--- Start of EXTRACTED RECORDS ---

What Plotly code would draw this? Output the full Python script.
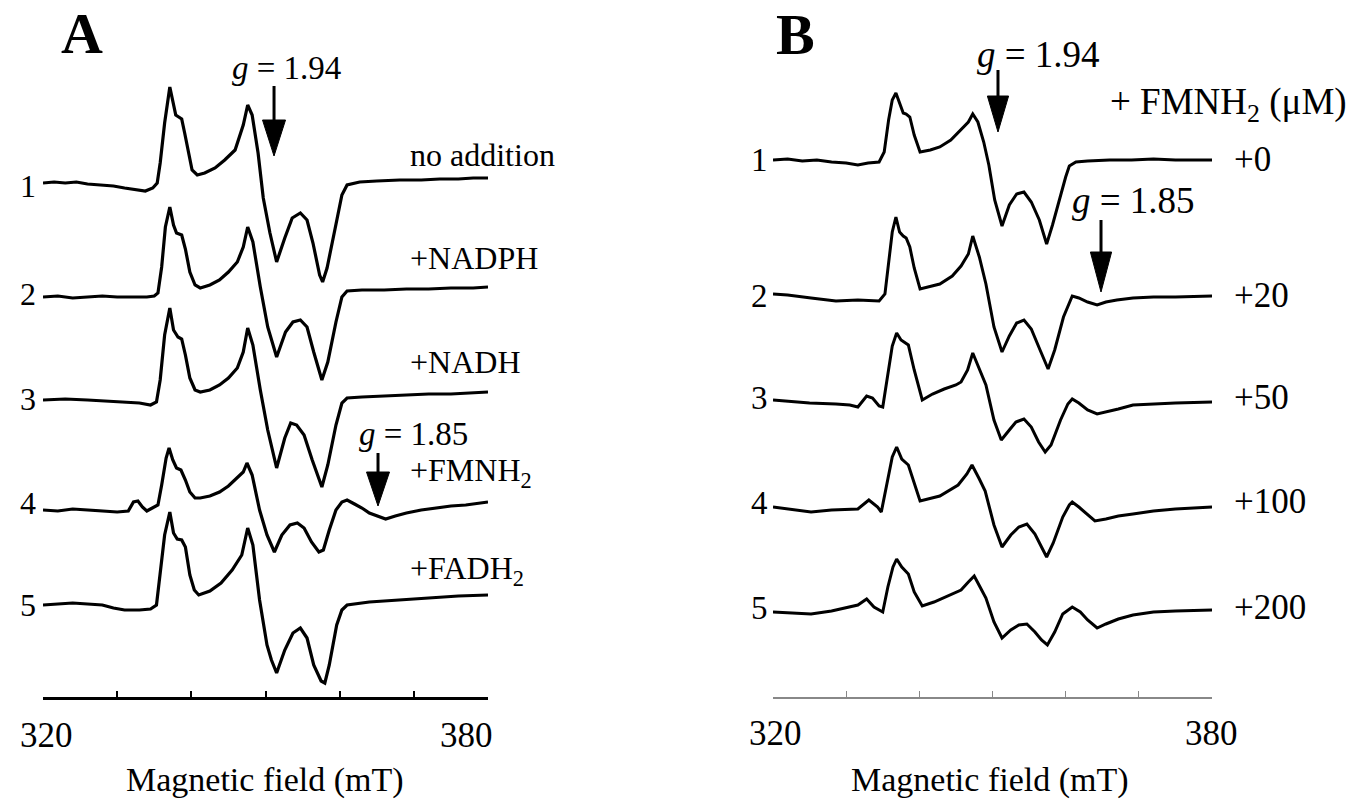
import plotly.graph_objects as go

# ---------------- data (field in mT, signal in arbitrary units) ----------------
A1_FIELD = [320.0,321.5,323.0,324.5,326.0,327.7,329.5,331.0,332.5,333.8,334.8,335.4,335.8,336.4,337.1,337.5,337.9,338.3,338.7,339.1,339.5,340.1,340.8,341.8,343.2,344.5,345.9,347.0,347.6,348.2,349.0,349.7,350.6,351.5,352.6,353.6,354.7,355.6,356.4,357.3,357.7,358.3,359.4,360.3,361.0,362.7,365.0,368.1,371.0,373.5,376.0,378.0,380.0]
A1_SIG = [0,1,0,1,-1,-2,-3,-5,-7,-8,-5,0,20,60,96,80,68,66,64,50,35,13,8,10,15,23,33,58,78,68,30,-15,-50,-79,-55,-35,-30,-37,-60,-92,-99,-85,-45,-12,-2,1,2,3,3,4,4,5,5]

A2_FIELD = [320,322,324,326,328,330,332,334,335.0,335.5,336.0,336.5,337.1,337.6,338.0,338.7,339.2,339.8,340.5,341.2,342.5,343.8,345.0,346.2,347.0,347.6,348.3,349.3,350.3,351.5,352.7,353.7,354.7,355.6,356.5,357.6,358.4,359.5,360.3,361.0,363,366,369,372,375,378,380]
A2_SIG = [0,1,-1,0,1,0,0,0,1,4,30,70,90,72,64,62,48,25,12,9,12,17,25,35,50,70,55,10,-30,-60,-35,-25,-23,-30,-55,-83,-65,-25,0,6,7,7,8,8,9,9,10]

A3_FIELD = [320,323,326,329,331,333,334.5,335.3,335.8,336.4,337.1,337.6,338.2,338.7,339.2,339.8,340.5,341.2,342.5,343.8,345.0,346.2,347.0,347.6,348.3,349.3,350.3,351.5,352.6,353.4,354.2,355.2,356.3,357.6,358.4,359.5,360.3,361.0,363,366,369,372,375,378,380]
A3_SIG = [0,1,0,-1,-2,-3,-5,-2,20,65,92,70,63,61,45,22,10,8,10,15,22,32,48,72,55,10,-30,-68,-38,-23,-25,-35,-60,-87,-65,-25,-3,2,3,4,5,6,6,7,8]

A4_FIELD = [320,322,324,326,328,330,331.5,332.2,332.8,333.4,334.0,334.8,335.5,336.0,336.6,337.0,337.5,338.0,338.6,339.2,339.8,340.5,341.2,342.5,343.8,345.0,346.2,347.0,347.5,348.2,349.2,350.2,351.2,352.2,353.3,354.3,355.2,356.2,357.2,357.8,358.6,359.5,360.3,361.0,362.0,363.0,364.0,365.0,366.2,367.5,369.0,371.0,373.0,375.0,377.0,380.0]
A4_SIG = [0,-1,1,0,-1,-2,-1,8,9,3,-1,2,5,25,52,62,50,42,40,30,18,12,12,14,18,24,32,38,47,35,0,-25,-42,-25,-15,-13,-18,-32,-42,-40,-20,0,8,10,6,2,-3,-6,-9,-6,-3,0,2,4,5,8]

A5_FIELD = [320,322,324,326,328,329.5,331.0,333.0,334.5,335.3,335.8,336.4,337.1,337.6,338.1,338.7,339.2,339.8,340.4,341.0,342.5,344.0,345.5,346.8,347.6,348.3,349.2,350.2,350.8,351.5,352.6,353.7,354.7,355.6,356.5,357.5,358.0,358.6,359.6,360.3,361.0,364,368,372,376,380]
A5_SIG = [0,1,2,1,0,-3,-5,-5,-4,0,30,70,93,72,66,65,58,30,15,10,14,22,35,50,77,60,5,-40,-55,-68,-45,-28,-23,-33,-60,-76,-78,-60,-20,-5,0,3,5,7,9,10]

B1_FIELD = [320,322,324,326,328,330,331.6,333,334.5,335.2,335.8,336.3,336.8,337.3,337.8,338.2,338.7,339.3,340.1,341.5,342.8,344.3,345.7,346.7,347.3,348.0,348.8,349.5,350.3,351.3,352.3,353.3,354.3,355.3,356.4,357.4,358.2,359.2,360.0,360.5,361.4,363,366,369,372,375,378,380]
B1_SIG = [0,1,-1,0,-2,-3,-5,-3,-2,8,40,60,67,56,47,46,43,25,8,10,13,20,30,38,46,38,18,-5,-40,-66,-45,-34,-32,-42,-60,-84,-65,-38,-17,-6,-2,-1,0,0,1,0,0,0]

B2_FIELD = [320,322,325.2,328.6,331.6,334.5,335.3,335.8,336.3,336.8,337.3,337.8,338.2,338.7,339.3,340.1,342.8,344.5,345.7,346.7,347.3,348.2,349.1,350.2,351.3,352.3,353.3,354.3,355.3,356.5,357.6,358.5,359.7,360.9,361.8,363.0,364.3,365.5,367.0,369.2,372,375,380]
B2_SIG = [0,-1,-4,-7,-6,-7,0,32,62,77,62,58,56,47,26,5,10,18,28,40,58,37,10,-33,-58,-42,-29,-26,-35,-56,-75,-56,-23,-2,-4,-8,-11,-8,-6,-4,-3,-3,-2]

B3_FIELD = [320,322,325,328.6,330.5,331.6,332.8,333.6,334.5,335.0,335.6,336.3,336.9,337.5,338.5,339.3,340.4,341.8,343.4,345.0,345.7,346.6,347.3,348.2,349.1,350.2,351.2,352.3,353.2,354.3,355.3,356.3,357.2,358.0,359.3,360.3,360.9,361.8,363.0,364.3,365.5,367.2,369.2,372,375,380]
B3_SIG = [0,-1,-3,-4,-5,-7,4,2,-6,-7,20,54,67,60,55,30,0,6,11,15,18,30,47,30,15,-20,-40,-30,-22,-19,-27,-42,-52,-45,-20,-4,1,-3,-10,-14,-12,-9,-5,-4,-3,-2]

B4_FIELD = [320,322,325.2,328,331.6,333.1,334.3,334.8,335.5,336.3,336.9,337.6,338.5,339.3,340.1,342.8,345.3,346.5,347.2,348.2,349.0,350.2,351.3,352.5,353.6,354.7,355.8,356.7,357.4,358.3,359.6,360.5,360.9,361.8,363.0,364.0,365.5,367.2,369.2,372,375,380]
B4_SIG = [0,-2,-5,-3,-2,7,0,-5,20,50,60,48,42,25,6,11,22,33,42,28,16,-18,-40,-28,-20,-17,-27,-40,-50,-36,-10,2,5,0,-8,-14,-12,-9,-7,-4,-2,0]

B5_FIELD = [320,322,325.2,328,331.6,332.8,333.8,335.0,335.7,336.4,336.9,337.6,338.5,339.3,340.4,342.0,343.8,345.7,346.7,347.5,348.3,349.1,350.2,351.3,352.5,353.6,354.7,355.8,356.7,357.5,358.5,359.6,360.9,362.0,363.0,364.3,365.5,367.2,369.2,372,375,380]
B5_SIG = [0,-1,-2,1,7,13,5,0,25,45,53,45,38,20,6,10,16,22,30,36,25,14,-10,-26,-18,-13,-12,-20,-28,-33,-20,-2,5,0,-8,-16,-12,-7,-3,0,1,2]

A_LABELS = ["no addition", "+NADPH", "+NADH", "+FMNH<sub>2</sub>", "+FADH<sub>2</sub>"]
B_LABELS = ["+0", "+20", "+50", "+100", "+200"]
TRACE_NUMBERS = ["1", "2", "3", "4", "5"]
X_TICKS = [320, 330, 340, 350, 360, 370, 380]
X_TICK_TEXT = ["320", "380"]

# g-value markers (field position of arrows, mT)
G194_A, G185_A = 351.15, 365.17
G194_B, G185_B = 350.75, 364.83

# ---------------- layout helpers (pixels) ----------------
W, H = 1356, 800
AX_Y = 697                    # pixel row of x axes
FONT = "Liberation Serif"

def px_x(p): return p / W
def px_y(p): return 1 - p / H
def val(p): return AX_Y - p   # pixel row -> y-axis units (1 unit = 1 px)

A_OFFSETS = [val(183), val(297), val(400), val(510), val(605)]
B_OFFSETS = [val(160), val(294), val(400), val(507), val(612)]

A_DATA = [(A1_FIELD, A1_SIG), (A2_FIELD, A2_SIG), (A3_FIELD, A3_SIG), (A4_FIELD, A4_SIG), (A5_FIELD, A5_SIG)]
B_DATA = [(B1_FIELD, B1_SIG), (B2_FIELD, B2_SIG), (B3_FIELD, B3_SIG), (B4_FIELD, B4_SIG), (B5_FIELD, B5_SIG)]

fig = go.Figure()
for (f, s), off in zip(A_DATA, A_OFFSETS):
    fig.add_trace(go.Scatter(x=f, y=[off + v for v in s], mode="lines",
                             line=dict(color="black", width=3.2), xaxis="x", yaxis="y",
                             showlegend=False, hoverinfo="skip"))
for (f, s), off in zip(B_DATA, B_OFFSETS):
    fig.add_trace(go.Scatter(x=f, y=[off + v for v in s], mode="lines",
                             line=dict(color="black", width=3.0), xaxis="x2", yaxis="y2",
                             showlegend=False, hoverinfo="skip"))

ydom = [1 - AX_Y / H, 1]
common_x = dict(range=[320, 380], showgrid=False, zeroline=False, ticks="inside",
                tickvals=X_TICKS, showticklabels=False, showline=True, fixedrange=True)
fig.update_layout(
    width=W, height=H, autosize=False,
    margin=dict(l=0, r=0, t=0, b=0),
    paper_bgcolor="white", plot_bgcolor="white",
    xaxis=dict(domain=[43 / W, 488 / W], anchor="y", linecolor="black", linewidth=3,
               tickcolor="black", tickwidth=2, ticklen=6, **common_x),
    yaxis=dict(domain=ydom, range=[0, AX_Y], visible=False, fixedrange=True),
    xaxis2=dict(domain=[773 / W, 1212 / W], anchor="y2", linecolor="#888888", linewidth=1.5,
                tickcolor="#888888", tickwidth=1.2, ticklen=6, **common_x),
    yaxis2=dict(domain=ydom, range=[0, AX_Y], visible=False, fixedrange=True),
)

annotations = []
def text(t, x, y, size=32, xanchor="center", bold=False):
    if bold:
        t = "<b>" + t + "</b>"
    annotations.append(dict(text=t, x=px_x(x), y=px_y(y), xref="paper", yref="paper",
                            xanchor=xanchor, yanchor="middle", showarrow=False,
                            font=dict(family=FONT, size=size, color="black")))

# panel letters
text("A", 82, 33, size=58, bold=True)
text("B", 796, 35, size=58, bold=True)

# panel A labels
for lab, yc in zip(A_LABELS, [155, 258, 362, 472, 570]):
    text(lab, 408, yc, size=32, xanchor="left")
for n, yc in zip(TRACE_NUMBERS, [186, 294, 399, 503, 605]):
    text(n, 28, yc, size=32)
text("<i>g</i> = 1.94", 286, 68, size=33)
text("<i>g</i> = 1.85", 414, 434, size=33)

# panel B labels
for lab, yc in zip(B_LABELS, [159, 295, 397, 501, 607]):
    text(lab, 1232, yc, size=35, xanchor="left")
for n, yc in zip(TRACE_NUMBERS, [160, 296, 398, 503, 608]):
    text(n, 759, yc, size=33)
text("+ FMNH<sub>2</sub> (μM)", 1108, 105, size=37, xanchor="left")
text("<i>g</i> = 1.94", 1038, 55, size=37)
text("<i>g</i> = 1.85", 1133, 200, size=37)

# tick labels and axis titles
for lab, x in zip(X_TICK_TEXT, [46, 466]):
    text(lab, x, 735, size=35)
for lab, x in zip(X_TICK_TEXT, [775, 1211]):
    text(lab, x, 733, size=35)
text("Magnetic field (mT)", 265, 780, size=34)
text("Magnetic field (mT)", 990, 780, size=34)

fig.update_layout(annotations=annotations)

# g-value arrows: (field, axis-suffix, top px, head-base px, tip px, half-width mT)
ARROWS = [(G194_A, "", 86, 120, 156, 1.55), (G185_A, "", 453, 472, 506, 1.55),
          (G194_B, "2", 70, 96, 132, 1.45), (G185_B, "2", 220, 252, 292, 1.45)]
shapes = []
for gx, sfx, top, base, tip, hw in ARROWS:
    shapes.append(dict(type="line", xref="x" + sfx, yref="y" + sfx, x0=gx, x1=gx,
                       y0=val(top), y1=val(base), line=dict(color="black", width=3)))
    shapes.append(dict(type="path", xref="x" + sfx, yref="y" + sfx,
                       path=f"M {gx - hw} {val(base)} L {gx + hw} {val(base)} L {gx} {val(tip)} Z",
                       fillcolor="black", line=dict(color="black", width=1)))
fig.update_layout(shapes=shapes)

fig.write_html("out.html")
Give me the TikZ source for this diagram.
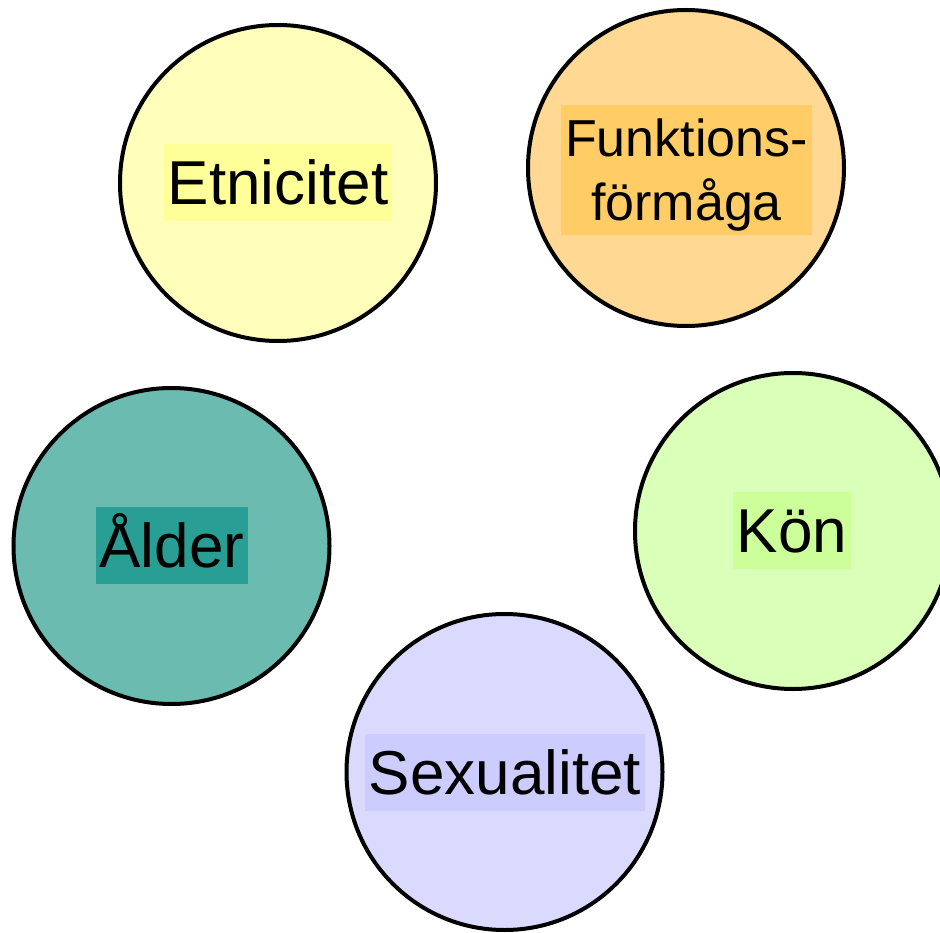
\documentclass[tikz,border=0pt]{standalone}
\usepackage{fontspec}
\setmainfont{Liberation Sans}
\definecolor{etnC}{HTML}{FFFFBB}
\definecolor{etnB}{HTML}{FFFF99}
\definecolor{funC}{HTML}{FFD994}
\definecolor{funB}{HTML}{FFCC66}
\definecolor{konC}{HTML}{DAFFB8}
\definecolor{konB}{HTML}{CCFF99}
\definecolor{aldC}{HTML}{6BBBB1}
\definecolor{aldB}{HTML}{289E94}
\definecolor{sexC}{HTML}{DADAFF}
\definecolor{sexB}{HTML}{CCCCFF}
\tikzset{
  bigcircle/.style={circle, draw=black, line width=4pt, minimum size=316pt, inner sep=0pt},
  lbl/.style={inner xsep=4pt, inner ysep=4pt, font=\fontsize{62}{72}\selectfont, text height=56pt, text depth=13pt},
  lbltwo/.style={inner xsep=4pt, inner ysep=4pt, font=\fontsize{52}{64}\selectfont, align=center}
}
\begin{document}
\begin{tikzpicture}[x=1pt,y=-1pt]
\useasboundingbox (0,0) rectangle (940,933);
\node[bigcircle, fill=etnC] (etn) at (278,183) {};
\node[bigcircle, fill=funC] (fun) at (686,168) {};
\node[bigcircle, fill=konC] (kon) at (793,531) {};
\node[bigcircle, fill=aldC] (ald) at (171.5,546) {};
\node[bigcircle, fill=sexC] (sex) at (504.5,772) {};
\node[lbl, fill=etnB] (etnl) at (etn.center) {Etnicitet};
\node[lbltwo, fill=funB] (funl) at (686.5,170) {\rule{0pt}{48pt}Funktions-\\förmåga\rule[-10pt]{0pt}{10pt}};
\node[lbl, fill=konB] (konl) at (792,530.5) {Kön};
\node[lbl, fill=aldB] (aldl) at (172,545.5) {Ålder};
\node[lbl, fill=sexB] (sexl) at (505,772.5) {Sexualitet};
\end{tikzpicture}
\end{document}
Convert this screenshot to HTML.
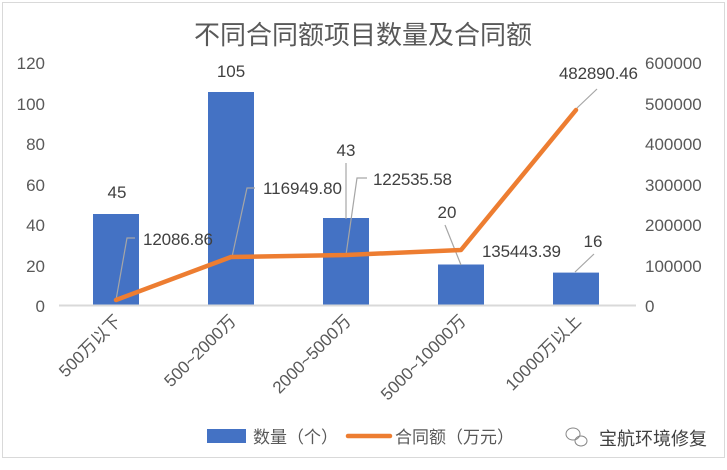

--- End of EXTRACTED RECORDS ---

__DIRECTIVE__: Search the listing for the word "this". Copy every line in which it occurs.

__WORKED ANSWER__:
What Plotly code would draw this? Output the full Python script.
Give me the TikZ source for this diagram.
Convert this screenshot to HTML.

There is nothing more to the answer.